Читать книгу Cuentos de Asia, Europa & América онлайн | страница 51

El cruce apareció ante mí como una epifanía.

¿Frenar o no frenar?

Pausa

Disculpen que nos entrometamos, nosotros, la voz de los cerros.

Allí permanece, en pausa, nuestro hijo en su bajada a la ciudad, una sonrisa deforme en la cara de pocos atributos, los ojos protegidos por las lentes de unas gafas poco discretas.

Nuestro hijo que está a punto de irse para siempre, de abandonar las alturas que lo vieron crecer, la atalaya en la que, arrimado, vive con una familia que no lo quiere, que no repara ni en su ingenio ni en su evidente potencial.

Mírenlo.

Fíjense bien en él.

Aunque ahora no den un peso por su persona, ya han sido advertidos: nuestro hijo, pródigo o no —eso aún lo ignoramos—, será alguien.

Nuestro hijo, el portavoz de los cerros, será el mejor.

Será mejor que ustedes.

Será mejor que nosotros.

Será mejor que tú, lector.

Pero quitemos la pausa, dejemos a nuestro hijo rodar sin frenos hasta el semáforo, las tres luces, sólo una de ellas encendida, colocadas de manera horizontal, una afrenta a su daltonismo.

Nacimiento (continuación)

No frenar.

El claxon de un coche, luego otro.

Docenas de cláxones dándome la bienvenida, mi llegada triunfal al pie del cerro.

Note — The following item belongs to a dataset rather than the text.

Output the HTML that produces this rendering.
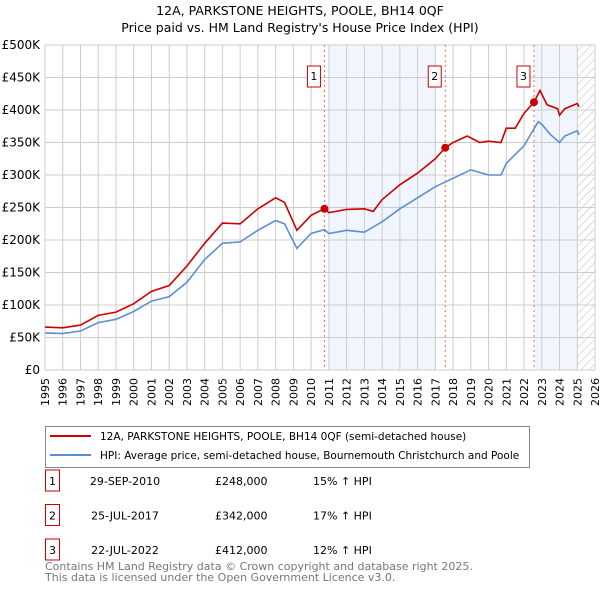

Cogí el manubrio y giré a la derecha.

El rechinido de varias llantas, un golpe seco a mis espaldas, una miriada de pitidos.

Había provocado un accidente.

Provocaré más, me dije.

—¡Todos sabrán quién soy! —grité.

Pedaleé de nuevo, alcé un brazo, hice un gesto obsceno con los dedos, sin volverme a ver a los coches que se habían detenido ante mi paso.

Ante el paso de la mejor persona del mundo: yo.

Pausa: una visión prospectiva

Hay un hombre postrado en una cama, el cuerpo invadido portubos, bolsas de suero y un tanque de oxígeno a sus costados, un medidor de signos vitales encendido día y noche, el pitido intermitente como la voz titilante de una estrella moribunda.

Nadie en el cuarto más que él: un poeta, pero no cualquier poeta: el Poeta.

Afuera, en el pasillo del hospital, un corro de hombres —ninguna mujer entre ellos: todas en casa haciendo la cena o corrigiendo sus textos— parece confabular, rostros serios, solemnes, ojeras que abarcan casi la totalidad de sus caras, la tez cenicienta, los trajes grises.